Mistake #10: Not Budgeting for Hidden Work

This is not a risk to mitigate. In Vancouver’s housing stock — with a significant proportion of pre-1970s construction across East Vancouver, Kitsilano, the West Side, and the North Shore — hidden conditions are virtually guaranteed in any kitchen renovation that opens walls or floors.

Knob-and-tube wiring. Asbestos in drywall compound, floor tile adhesive, or duct insulation. Cast iron drain lines at end of service life. Subfloor rot around the original sink position. Inadequate structural members in walls that weren’t known to be load-bearing. In pre-1970s Vancouver homes, at least one of these conditions appears in the majority of kitchen demo projects.

Standard renovation advice is a 15 to 20% contingency on top of your stated budget. In Vancouver, treat that as the floor, not the ceiling — and plan for it at the start, not as an emergency fund you hope not to use.

What distinguishes experienced teams from less experienced ones isn’t whether they encounter hidden work. Everyone encounters it. What distinguishes them is the ability to anticipate and plan for it based on home age, construction type, and neighbourhood context — so that discoveries during demo are confirmation rather than crisis. A contractor who has completed 50+ renovations in East Vancouver character homes knows what to expect behind the walls of a 1963 bungalow. That knowledge belongs in your estimate from the beginning.

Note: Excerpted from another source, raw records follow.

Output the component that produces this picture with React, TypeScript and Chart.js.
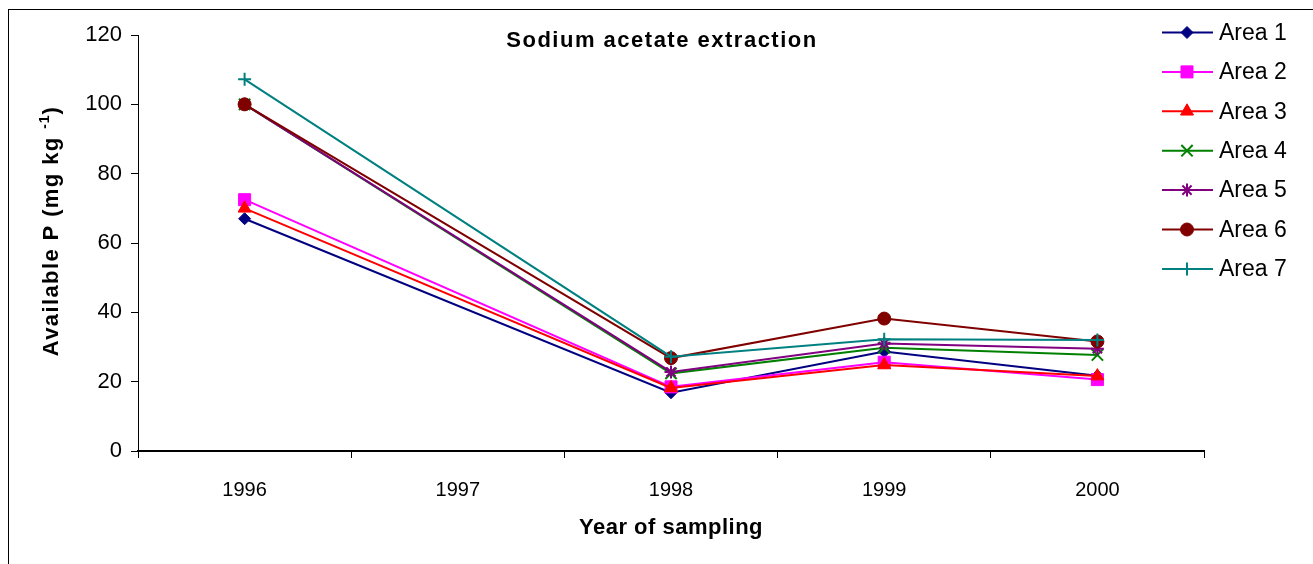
import React, { useEffect, useRef } from 'react';
import { Chart, registerables } from 'chart.js';
import { drawPoint } from 'chart.js/helpers';

Chart.register(...registerables);

const years = ['1996', '1997', '1998', '1999', '2000'];
const area1 = [67, null, 16.8, 28.7, 21.7];
const area2 = [72.5, null, 18.5, 25.6, 20.6];
const area3 = [70, null, 18.2, 24.8, 21.6];
const area4 = [100, null, 22.4, 29.8, 27.7];
const area5 = [100, null, 22.8, 31, 29.5];
const area6 = [100, null, 26.8, 38.2, 31.6];
const area7 = [107.2, null, 27.2, 32.2, 32];

const seriesNames = ['Area 1', 'Area 2', 'Area 3', 'Area 4', 'Area 5', 'Area 6', 'Area 7'];
const seriesData = [area1, area2, area3, area4, area5, area6, area7];
const seriesColors = ['#000080', '#FF00FF', '#FF0000', '#008000', '#800080', '#800000', '#008080'];
const seriesStyles = ['rectRot', 'rect', 'triangle', 'crossRot', 'star', 'circle', 'cross'];
const seriesRadius = [6, 8.5, 7.5, 8, 6.5, 6.5, 6.5];
const seriesPointBorder = [1, 1, 1, 2, 2, 1, 2];

const titleText = 'Sodium acetate extraction';
const xTitleText = 'Year of sampling';
const FONT = '"Liberation Sans", Arial, sans-serif';

const decorPlugin = {
  id: 'decor',
  afterDraw(chart: any) {
    const ctx: CanvasRenderingContext2D = chart.ctx;
    ctx.save();
    // frame
    ctx.strokeStyle = '#000';
    ctx.lineWidth = 1;
    ctx.strokeRect(8.5, 9.5, 1400, 700);

    ctx.fillStyle = '#000';
    // title
    ctx.font = 'bold 22px ' + FONT;
    (ctx as any).letterSpacing = '1.5px';
    ctx.textAlign = 'left';
    ctx.textBaseline = 'middle';
    let w = ctx.measureText(titleText).width;
    ctx.fillText(titleText, 662 - w / 2, 41);

    // x title
    (ctx as any).letterSpacing = '0.5px';
    w = ctx.measureText(xTitleText).width;
    ctx.fillText(xTitleText, 671 - w / 2, 528);

    // y title with superscript
    ctx.save();
    ctx.translate(52, 231);
    ctx.rotate(-Math.PI / 2);
    const big = 'bold 22px ' + FONT;
    const small = 'bold 14px ' + FONT;
    const bigSp = '1.4px';
    ctx.font = big;
    (ctx as any).letterSpacing = bigSp;
    const main = 'Available P (mg kg ';
    const sup = '-1';
    const close = ')';
    const wMain = ctx.measureText(main).width;
    const wClose = ctx.measureText(close).width;
    ctx.font = small;
    (ctx as any).letterSpacing = '1px';
    const wSup = ctx.measureText(sup).width;
    const total = wMain + wSup + wClose;
    let x0 = -total / 2;
    ctx.font = big;
    (ctx as any).letterSpacing = bigSp;
    ctx.fillText(main, x0, 0);
    x0 += wMain;
    ctx.font = small;
    (ctx as any).letterSpacing = '1px';
    ctx.fillText(sup, x0, -7);
    x0 += wSup;
    ctx.font = big;
    (ctx as any).letterSpacing = bigSp;
    ctx.fillText(close, x0, 0);
    ctx.restore();

    // legend
    (ctx as any).letterSpacing = '0px';
    ctx.font = '23px ' + FONT;
    ctx.textBaseline = 'middle';
    ctx.textAlign = 'left';
    for (let i = 0; i < seriesNames.length; i++) {
      const y = 32.5 + i * 39.4;
      const c = seriesColors[i];
      ctx.strokeStyle = c;
      ctx.fillStyle = c;
      ctx.lineWidth = 2;
      ctx.beginPath();
      ctx.moveTo(1162, y);
      ctx.lineTo(1213, y);
      ctx.stroke();
      ctx.lineWidth = seriesPointBorder[i];
      drawPoint(ctx, {
        pointStyle: seriesStyles[i] as any,
        radius: seriesRadius[i],
        rotation: 0,
        borderWidth: seriesPointBorder[i],
      } as any, 1187, y);
      ctx.fillStyle = '#000';
      ctx.fillText(seriesNames[i], 1219, y + 1);
    }
    ctx.restore();
  },
};

export default function App() {
  const ref = useRef<HTMLCanvasElement | null>(null);
  useEffect(() => {
    if (!ref.current) return;
    Chart.defaults.font.family = FONT;
    const datasets = seriesNames.map((name, i) => ({
      label: name,
      data: seriesData[i],
      borderColor: seriesColors[i],
      backgroundColor: seriesColors[i],
      pointBackgroundColor: seriesColors[i],
      pointBorderColor: seriesColors[i],
      pointStyle: seriesStyles[i] as any,
      pointRadius: seriesRadius[i],
      pointBorderWidth: seriesPointBorder[i],
      borderWidth: 2,
      spanGaps: true,
      tension: 0,
      order: seriesNames.length - 1 - i,
    }));
    const chart = new Chart(ref.current, {
      type: 'line',
      data: { labels: years, datasets },
      options: {
        responsive: false,
        animation: false,
        devicePixelRatio: 1,
        layout: { padding: { top: 35, right: 109, left: 0, bottom: 0 } },
        plugins: {
          legend: { display: false },
          title: { display: false },
          tooltip: { enabled: false },
        },
        scales: {
          x: {
            type: 'category',
            offset: true,
            grid: {
              offset: true,
              drawOnChartArea: false,
              drawTicks: true,
              tickLength: 7,
              color: '#000',
              lineWidth: 1,
            },
            border: { display: true, color: '#000', width: 2 },
            ticks: { color: '#000', font: { size: 20 }, padding: 20, maxRotation: 0 },
            afterFit: (s: any) => {
              s.height = 113;
            },
          },
          y: {
            min: 0,
            max: 120,
            ticks: { stepSize: 20, color: '#000', font: { size: 22 }, padding: 9 },
            grid: {
              drawOnChartArea: false,
              drawTicks: true,
              tickLength: 7,
              color: '#000',
              lineWidth: 1,
            },
            border: { display: true, color: '#000', width: 1 },
            afterFit: (s: any) => {
              s.width = 138;
            },
          },
        },
      },
      plugins: [decorPlugin],
    });
    return () => chart.destroy();
  }, []);
  return (
    <canvas
      ref={ref}
      width={1313}
      height={564}
      style={{ position: 'fixed', left: 0, top: 0, width: 1313, height: 564, background: '#fff' }}
    />
  );
}
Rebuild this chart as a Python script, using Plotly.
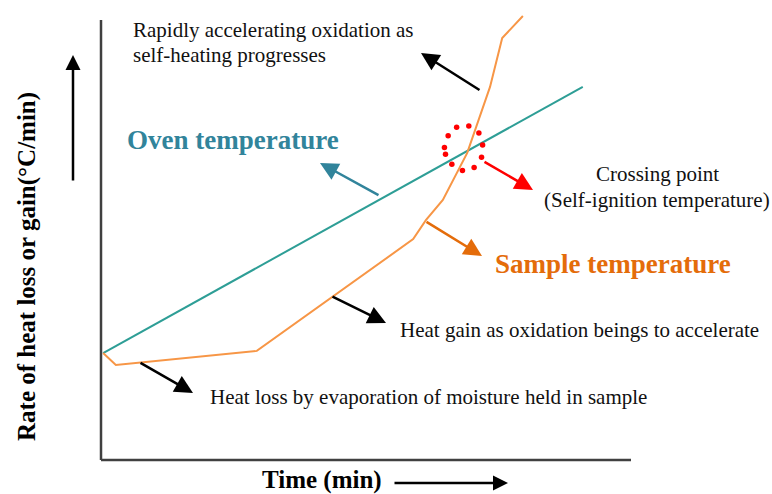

The Pattern Behind All 10 Mistakes

Look at the list again: work triangle errors, permit gaps, strata oversights, coordination failures, material delays. Almost every mistake on it happens before demo begins — in the planning phase, the design phase, or the contractor selection phase. And almost every mistake is preventable with the right team structure.

An integrated Design+Build firm reviews workflow and constructability during design. It manages permits and strata approvals as part of the project timeline. It coordinates material orders during the permit phase so nothing is waiting on delivery when construction is ready to move. It builds realistic hidden-work estimates into the budget from day one.